- Born: December 31, 1887 Minneapolis, Minnesota, U.S.
- Died: December 26, 1946 (aged 58) Gainesville, Texas, U.S.
- Occupations: Playwright Screenwriter

= John Colton (screenwriter) =

American playwright and screenwriter (1887–1946)

John Colton (December 31, 1887 - December 26, 1946) was an American playwright and screenwriter born in Minneapolis, Minnesota. He spent the first 14 years of his life in Japan where his English father was a diplomat. After returning to the US he soon worked for a Minneapolis newspaper.

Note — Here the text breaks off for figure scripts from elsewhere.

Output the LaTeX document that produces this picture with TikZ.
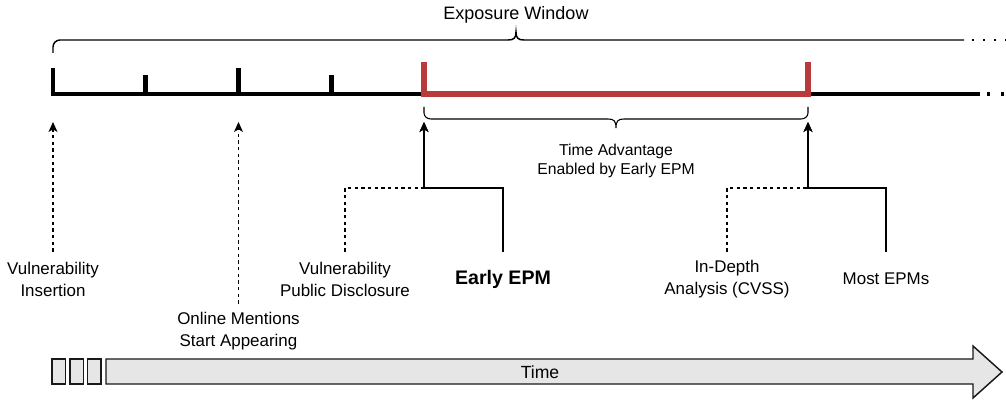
\documentclass[tikz,border=0pt]{standalone}
\usepackage{fontspec}
\setmainfont{Liberation Sans}
\usetikzlibrary{arrows.meta}

\definecolor{epmred}{RGB}{184,58,58}
\definecolor{timegray}{RGB}{230,230,230}

\tikzset{
  tline/.style={line width=3.3pt, line cap=butt},
  redline/.style={line width=4.6pt, epmred, line join=miter},
  brace/.style={line width=1.1pt},
  conn/.style={line width=0.8pt, -{Stealth[length=7.5pt,width=6.75pt,inset=2pt]}},
  dconn/.style={conn, dash pattern=on 2.5pt off 2.5pt},
  boldconn/.style={conn, line width=2.1pt},
  lbl/.style={align=center, font=\fontsize{12.7}{16.5}\selectfont, inner ysep=6pt, minimum height=40.5pt},
  tbox/.style={fill=timegray, draw=black!90, line width=1.1pt, line join=miter},
}

\begin{document}
\begin{tikzpicture}[x=0.75pt,y=-0.75pt]
  \useasboundingbox (0,0) rectangle (1006,402);

  % exposure window
  \node[font=\fontsize{13.5}{16}\selectfont] (expo) at (516,15) {Exposure Window};
  \draw[brace] (53,53) -- (53,47) to[out=90,in=180] (60,40) -- (508,40)
    .. controls (514,40) and (516,38) .. (516,32)
    .. controls (516,38) and (518,40) .. (524,40) -- (964,40);
  \draw[brace, dash pattern=on 1.5pt off 6.75pt] (972,40) -- (1006,40);

  % timeline
  \draw[tline] (50.5,94) -- (424,94);
  \foreach \x/\t in {53/68, 145.5/75, 238.5/68, 331.5/75}
    \draw[tline] (\x,\t) -- (\x,94);
  \draw[tline] (808,94) -- (980,94);
  \draw[tline, dash pattern=on 2.5pt off 8pt] (987,94) -- (1006,94);
  \draw[redline] (424,62) -- (424,94) -- (808,94) -- (808,62);

  % time advantage
  \draw[line width=0.8pt] (424,107) -- (424,113) to[out=-90,in=180] (431,119) -- (608,119)
    .. controls (614,119) and (616,121) .. (616,128)
    .. controls (616,121) and (618,119) .. (624,119) -- (801,119)
    to[out=0,in=-90] (808,113) -- (808,107);
  \node[font=\fontsize{11.8}{14.25}\selectfont, align=center] (adv) at (616,161) {Time Advantage\\Enabled by Early EPM};

  \coordinate (a0) at (53,122);
  \coordinate (a1) at (238.5,122);
  \coordinate (a2) at (424,122);
  \coordinate (a3) at (808,122);
  \coordinate (j2) at (424,188);
  \coordinate (j3) at (808,188);

  % events
  \node[lbl] (ins)  at (53,279)    {Vulnerability\\Insertion};
  \node[lbl] (ment) at (238.5,331) {Online Mentions\\Start Appearing};
  \node[lbl] (pub)  at (345,279)   {Vulnerability\\Public Disclosure};
  \node[lbl, font=\fontsize{14.7}{17}\selectfont\bfseries] (early) at (503,279) {Early EPM};
  \node[lbl] (cvss) at (727,279)   {In-Depth\\Analysis (CVSS)};
  \node[lbl] (most) at (886,279)   {Most EPMs};

  \draw[dconn] (ins) -- (a0);
  \draw[dconn] (ment) -- (a1);
  \draw[dconn] (pub.north) |- (j2) -- (a2);
  \draw[boldconn] (early.north) |- (j2) -- (a2);
  \draw[dconn] (cvss.north) |- (j3) -- (a3);
  \draw[conn] (most.north) |- (j3) -- (a3);

  % time arrow
  \foreach \x in {52,70,87.5}
    \draw[tbox] (\x,359) rectangle ++(13.5,25);
  \draw[tbox] (106,359) -- (973,359) -- (973,346) -- (1002,372) -- (973,398)
    -- (973,384) -- (106,384) -- cycle;
  \node[font=\fontsize{13.2}{16}\selectfont] (time) at (540,372) {Time};
\end{tikzpicture}
\end{document}
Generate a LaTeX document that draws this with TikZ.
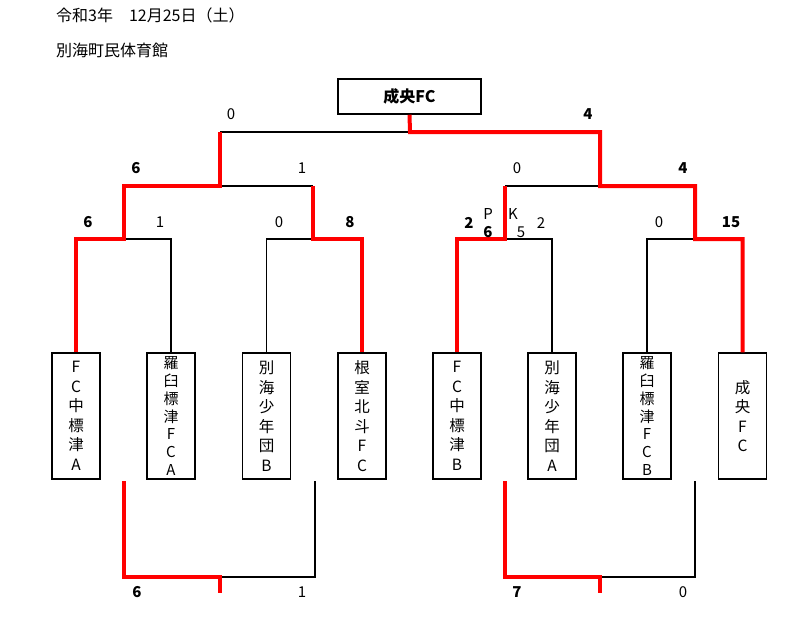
\documentclass[tikz,border=0pt]{standalone}
\usepackage{fontspec}
\setmainfont{Noto Sans CJK JP}
\begin{document}
\begin{tikzpicture}[x=1pt,y=-1pt,
  thinline/.style={line width=1.3pt, black},
  winline/.style={line width=4pt, red},
  team/.style={draw, line width=1.5pt, minimum width=48pt, minimum height=126pt, inner sep=0pt, align=center},
  six/.style={team, font=\fontsize{15.5}{19.5}\selectfont},
  seven/.style={team, font=\fontsize{15}{17.8}\selectfont},
  four/.style={team, font=\fontsize{15.5}{19.5}\selectfont},
  champ/.style={draw, line width=1.5pt, minimum width=143pt, minimum height=35pt, inner sep=0pt, font=\bfseries\fontsize{16}{16}\selectfont},
  score/.style={inner sep=0pt, font=\fontsize{15}{15}\selectfont},
  wscore/.style={inner sep=0pt, font=\bfseries\fontsize{15}{15}\selectfont},
  head/.style={inner sep=0pt, anchor=west, font=\fontsize{16}{16}\selectfont}]
\useasboundingbox (0,0) rectangle (800,618);
% header
\node[head] (h1) at (56,15) {令和3年　12月25日（土）};
\node[head] (h2) at (56,50) {別海町民体育館};
% champion
\node[champ] (c) at (409.5,96.5) {成央FC};
% teams
\node[six] (t1) at (76,416) {F\\C\\中\\標\\津\\A};
\node[seven] (t2) at (171,416) {羅\\臼\\標\\津\\F\\C\\A};
\node[six] (t3) at (266.5,416) {別\\海\\少\\年\\団\\B};
\node[six] (t4) at (362,416) {根\\室\\北\\斗\\F\\C};
\node[six] (t5) at (457,416) {F\\C\\中\\標\\津\\B};
\node[six] (t6) at (552,416) {別\\海\\少\\年\\団\\A};
\node[seven] (t7) at (647,416) {羅\\臼\\標\\津\\F\\C\\B};
\node[four] (t8) at (742.5,416) {成\\央\\F\\C};
% junctions
\coordinate (q1) at (124,239);
\coordinate (q2) at (313,239);
\coordinate (q3) at (505,239);
\coordinate (q4) at (695,239);
\coordinate (s1) at (220,186);
\coordinate (s2) at (600,186);
\coordinate (f) at (410,132);
% lower bracket
\coordinate (b1) at (124,481);
\coordinate (b2) at (315,481);
\coordinate (m1) at (220,577);
\coordinate (e1) at (220,593);
\coordinate (b3) at (505,481);
\coordinate (b4) at (695,481);
\coordinate (m2) at (600,577);
\coordinate (e2) at (600,593);
% black lines
\draw[thinline] (t2.north) |- (q1);
\draw[thinline] (t3.north) |- (q2);
\draw[thinline] (t6.north) |- (q3);
\draw[thinline] (t7.north) |- (q4);
\draw[thinline] (q2 |- s1) -- (s1);
\draw[thinline] (q3 |- s2) -- (s2);
\draw[thinline] (s1 |- f) -- (f);
\draw[thinline] (b2) |- (m1);
\draw[thinline] (b4) |- (m2);
% red lines
\draw[winline] (t1.north) |- (q1) -- (q1 |- s1) -- (s1) -- (s1 |- f);
\draw[winline] (t4.north) |- (q2) -- (q2 |- s1);
\draw[winline] (t5.north) |- (q3) -- (q3 |- s2);
\draw[winline] (t8.north) |- (q4) -- (q4 |- s2) -- (s2) -- (s2 |- f) -- (f) -- (c.south);
\draw[winline] (b1) |- (m1) -- (e1);
\draw[winline] (b3) |- (m2) -- (e2);
% scores
\node[score] (sc1) at (231,114) {0};
\node[wscore] (sc2) at (588,114) {4};
\node[wscore] (sc3) at (136,168) {6};
\node[score] (sc4) at (302,168) {1};
\node[score] (sc5) at (517,168) {0};
\node[wscore] (sc6) at (683,168) {4};
\node[wscore] (sc7) at (88,222) {6};
\node[score] (sc8) at (160,222) {1};
\node[score] (sc9) at (279,222) {0};
\node[wscore] (sc10) at (350,222) {8};
\node[wscore] (sc11) at (469,223) {2};
\node[score] (pk1) at (488,214) {P};
\node[score] (pk2) at (513,214) {K};
\node[wscore] (sc12) at (488,232) {6};
\node[score] (sc13) at (521,232) {5};
\node[score] (sc14) at (541,223) {2};
\node[score] (sc15) at (659,222) {0};
\node[wscore] (sc16) at (731,222) {15};
\node[wscore] (sc17) at (137,592) {6};
\node[score] (sc18) at (302,592) {1};
\node[wscore] (sc19) at (517,592) {7};
\node[score] (sc20) at (683,592) {0};
\end{tikzpicture}
\end{document}
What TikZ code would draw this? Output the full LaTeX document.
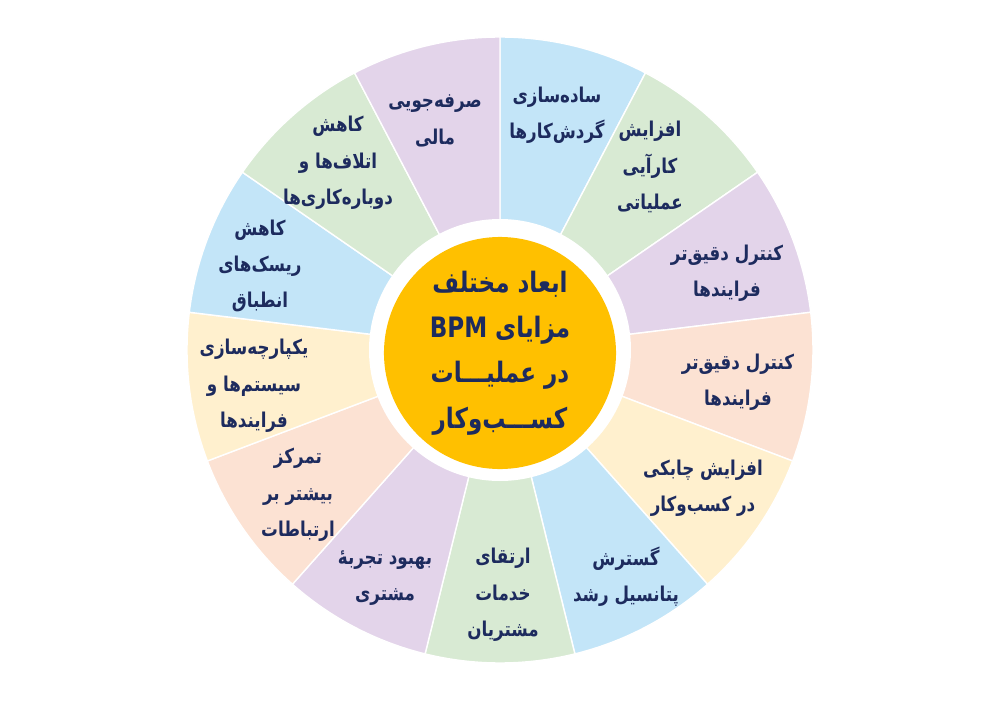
\documentclass[tikz,border=0pt]{standalone}
\usepackage{fontspec}
\newfontfamily\arabicfont[Script=Arabic,FakeStretch=0.82]{DejaVu Sans}
\TeXXeTstate=1
\definecolor{segblue}{HTML}{C3E5F8}
\definecolor{seggreen}{HTML}{D8EAD3}
\definecolor{seglilac}{HTML}{E3D4EA}
\definecolor{segpeach}{HTML}{FCE2D3}
\definecolor{segyellow}{HTML}{FFF0CE}
\definecolor{hubgold}{HTML}{FFC000}
\definecolor{inknavy}{HTML}{1D2B5E}
\newcommand{\fa}[1]{\beginR #1\endR}
\begin{document}
\begin{tikzpicture}[x=0.025cm,y=0.025cm,
    lbl/.style={align=center,text=inknavy,inner sep=0pt,font=\arabicfont\bfseries\fontsize{14.5}{25.8}\selectfont},
    hub/.style={circle,fill=hubgold,minimum size=5.8cm,inner sep=0pt,align=center,text=inknavy,font=\arabicfont\bfseries\fontsize{20}{32.3}\selectfont}]
\useasboundingbox (-500,-355) rectangle (500,350);
\foreach \k/\col in {0/segblue,1/seggreen,2/seglilac,3/segpeach,4/segyellow,5/segblue,6/seggreen,7/seglilac,8/segpeach,9/segyellow,10/segblue,11/seggreen,12/seglilac}
    \filldraw[fill=\col,draw=white,line width=1pt] (0,0) -- ({90-\k*360/13}:313) arc[start angle={90-\k*360/13},end angle={90-(\k+1)*360/13},radius=313] -- cycle;
\fill[white] (0,0) circle[radius=131];
\node[hub] (hub) at (0,-3) {\fa{ابعاد مختلف}\\\fa{مزایای \beginL BPM\endL}\\\fa{در عملیـــات}\\\fa{کســـب‌وکار}};
\node[lbl] (s1) at (57,235) {\fa{ساده‌سازی}\\\fa{گردش‌کارها}};
\node[lbl] (s2) at (150,183) {\fa{افزایش}\\\fa{کارآیی}\\\fa{عملیاتی}};
\node[lbl] (s3) at (227,77) {\fa{کنترل دقیق‌تر}\\\fa{فرایندها}};
\node[lbl] (s4) at (238,-32) {\fa{کنترل دقیق‌تر}\\\fa{فرایندها}};
\node[lbl] (s5) at (203,-138) {\fa{افزایش چابکی}\\\fa{در کسب‌وکار}};
\node[lbl] (s6) at (126,-227) {\fa{گسترش}\\\fa{پتانسیل رشد}};
\node[lbl] (s7) at (3,-245) {\fa{ارتقای}\\\fa{خدمات}\\\fa{مشتریان}};
\node[lbl] (s8) at (-115,-228) {\fa{بهبود تجربهٔ}\\\fa{مشتری}};
\node[lbl] (s9) at (-202,-145) {\fa{تمرکز}\\\fa{بیشتر بر}\\\fa{ارتباطات}};
\node[lbl] (s10) at (-246,-36) {\fa{یکپارچه‌سازی}\\\fa{سیستم‌ها و}\\\fa{فرایندها}};
\node[lbl] (s11) at (-240,84) {\fa{کاهش}\\\fa{ریسک‌های}\\\fa{انطباق}};
\node[lbl] (s12) at (-162,187) {\fa{کاهش}\\\fa{اتلاف‌ها و}\\\fa{دوباره‌کاری‌ها}};
\node[lbl] (s13) at (-65,229) {\fa{صرفه‌جویی}\\\fa{مالی}};
\end{tikzpicture}
\end{document}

He is notable for adapting, with Clemence Randolph, Somerset Maugham's novella Rain into a 1922 smash hit play starring Jeanne Eagels. He wrote the original play, The Shanghai Gesture, produced on Broadway in 1926. He excelled at writing plays dealing with Americans in far-off lands, an experience Colton knew firsthand from his early youth in Japan. With these huge successes Colton was lured to Hollywood, primarily MGM, where he wrote intertitles for some silent films and scenarios for others. In the talking film era he wrote numerous screenplays. Three of his stage plays found motion picture production: Rain (1932); The Shanghai Gesture (1941); and, posthumously, Under Capricorn (1949).

His 1933 play Nine Pine Street, written with Carleton Miles, was based around the Lizzie Borden story. Lizzie Borden's character was changed to "Effie Holden", played by Lillian Gish. It ran for only 28 performances.

Colton suffered a stroke in 1945. He died of a second stroke in Gainesville, Texas in 1946. Colton, a gay man, never married.